Siang ini masih aku duduk bertengger di atas kursi plastik hijauku, di pojokan kamar belakang E9. Udara, aduhai, sungguh panasnya sampai aku bertelanjang dada. Hari ini aku belum menjenguk M14. Bosan kali pun pasti tukang-tukang itu melihatku. Biarlah, itu toh rumahku. Aku senang berada di sana. Aku senang diam-diam memandanginya. Aku senang berharap-harap mendapatkan sebuah rumah, dalam arti home bukan house, yang entah sudah berapa tahun tak pernah kupunya.... dan bukan hanya rumah itu sendiri. Kedekatannya dengan masjid itu pun sungguh kurindukan. Semoga tidak hanya jaraknya saja yang dekat, tapi hatiku pun menjadi dekat juga dengannya. Pada saat itu, Insya Allah, aku tidak akan lagi merasa dikejar-kejar harus cari uang. Pada saat itu, Insya Allah, aku sekadar menjalani hari-hari sebagaimana adanya; berkegiatan ketika matahari terbit, beristirahat ketika matahari tenggelam. Itulah fitrah manusia. Kerja sampai jauh malam, lalu bangun kesiangan dan terburu-buru pergi kerja benar-benar merusak badan dan jiwa. Peradaban industri yang menjadi nafas dan denyut keseharian dunia benar-benar merusak lahir dan batin. Lhah, ini lagi. Semester depan akan segera tiba dan aku akan segera lagi mendongengi anak-anak itu mengenai jahatnya industri dan indahnya agraris, kalau bukan sekalian berburu dan meramu; bisa gila lama-lama aku.

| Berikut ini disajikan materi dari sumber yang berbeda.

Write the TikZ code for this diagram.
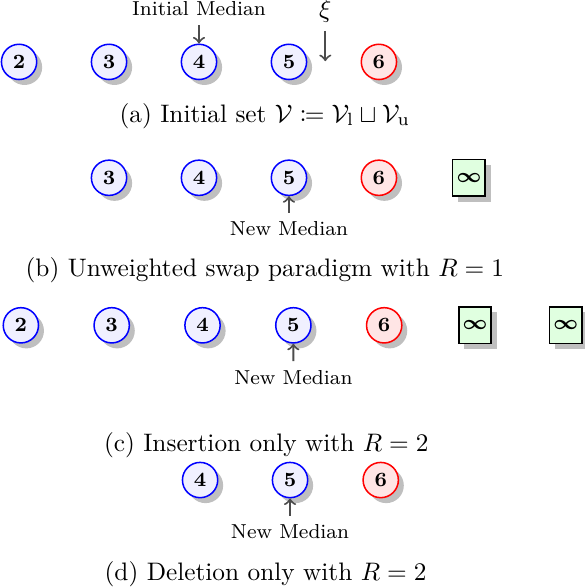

Ini rasanya seperti liburan! Liburan? Apa'an tuh? Hahaha... Liburan adalah ini, nggak ngapa-ngapain! Padahal masih banyak sekali yang harus diapa-apain. Biarpun! Matahari kelihatannya sudah mulai memasuki final approach-nya di ufuk barat sana. Sebentar lagi, ia akan tersembunyi di balik lebatnya hutan bambu di muka barat M14. Ah, waktu yang ideal untuk menghabiskan waktu mendengarkan gemericik Cikumpa. Hai, tukang, pemborong, kantor atau siapapun, selesaikanlah rumahku sebelum musim hujan usai. Aku masih ingin bersantai di rumahku sambil mendengarkan gemericik Cikumpa. Nanti, bila sudah kemarau, aku takut debit airnya sudah jauh turun sehingga aku sudah tidak bisa lagi mendengar gemericik itu. Gericik Cikumpa dan gerisik daunan bambu ditiup angin, Subhanallah, adalah suatu simfoni tanpa cela, suci, syahdu dan agung, transenden... hah, habis kata-kataku... yang Insya Allah mampu mengantar pendengarnya sampai pada tataran keberserahan yang mendekati ikhlas. [entah apa pula ini] Aku ingin menjadi hambaMu yang ikhlas, Ya Allah. [...tapi tak ada usahamu ke arah itu] Peningkatan kualitas penghambaan. Kualitas penghambaan yang terus meningkat setiap harinya. Itulah ambisiku. Itulah cita-citaku. Semoga Allah memasukkanku ke dalam golongan hamba-hambaNya yang ber-taqwa. Semoga Allah menunjukkan jalan ke arah tujuan itu, dan memudahkannya. Apalah lagi yang penting dari dunia ini, kecuali itu?